Любой приход властей воспринимается прямой угрозой. Их устоявшийся дружный мирок не любит впускать в себя пришельцев. Там все отстроено без запинок и скрежета, инородные тела абсолютно не нужны. Они только мешают привычному укладу деревенской жизни…
Закон суров, но это закон. Социальная машина гребет лопастями на всю катушку. Перемалывая при этом маленького человека. Бывает. Китайцы относятся к этому философски. Они, кстати, много к чему относятся созерцательно, по-буддийски. Неспешно, переваливаясь, ползет по загородной дороге железная телега, сваренная где-то в гараже местным Кулибиным, скрипит всеми колесами, осыпается ржавыми опилками. Телега доверху нагружена сеном. Ползет километров 15 в час, лишая всякой возможности обогнать и создает аварийную ситуацию. Сена на ней – на отару овец хватит с запасом в холодную зиму. И поверх всего этого сидит черной изюминой китаец. Он в бесцветных, трижды вылинявших брюках и такой же рубашке, необъяснимых ботинках и с кожей цвета нерафинированного масла. Безмятежно покачивается он на своем сене, управляя повозкой при помощи металлических рычагов-рогов, тянущихся прямо к двигателю, установленном у там, где в нормальных автомобилях капот, под которым и скрыта вся требуха. Зачем усложнять себе жизнь? Телега едет и так. На хуй капот и фары. А про те навороты, за которые автовладельцы вываливают бешеное бабло, как то: коррекция света, подогрев жопы, кондиционер и прочая прочая – он и слыхом не слыхивал. Ему хорошо и так. Глаза зажмурил – вот тебе автокоррекция света. А кондиционер тут на всех один – непередаваемый китайский воздух.

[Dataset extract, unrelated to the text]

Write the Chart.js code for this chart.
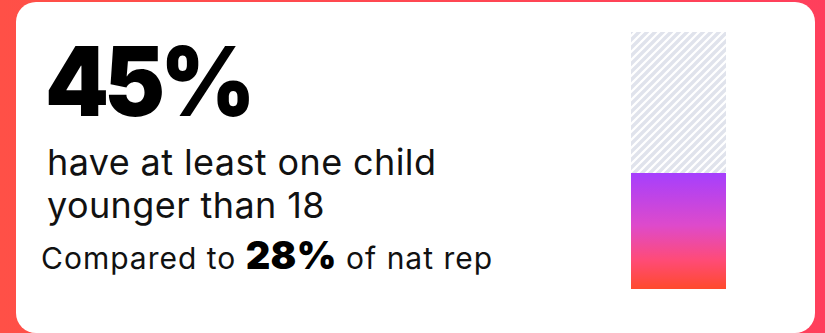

Он – в релаксе. Окликни его – не услышит. Он знает, что время в поездке – время отдыха. И он шкурой будет впитывать каждую секунду этой поездки. И ничто не вырвет его из состояния неги и блаженства.
Дети спят прямо на полу в домах, вповалку рядом со взрослыми. Дома не отапливаются, потому чем теснее, тем лучше. Уму нерастяжимо, как в такой куче человеческих немытых тел еще делаются новые китайчата? Никакого интима и куртуазности. Банальная ебля. Рождаются там же. Умирают – их выносят за двор и в отбросы. Китайцы к смерти относятся спокойно. К детской в том числе. Умер – не беда. Сделаем нового.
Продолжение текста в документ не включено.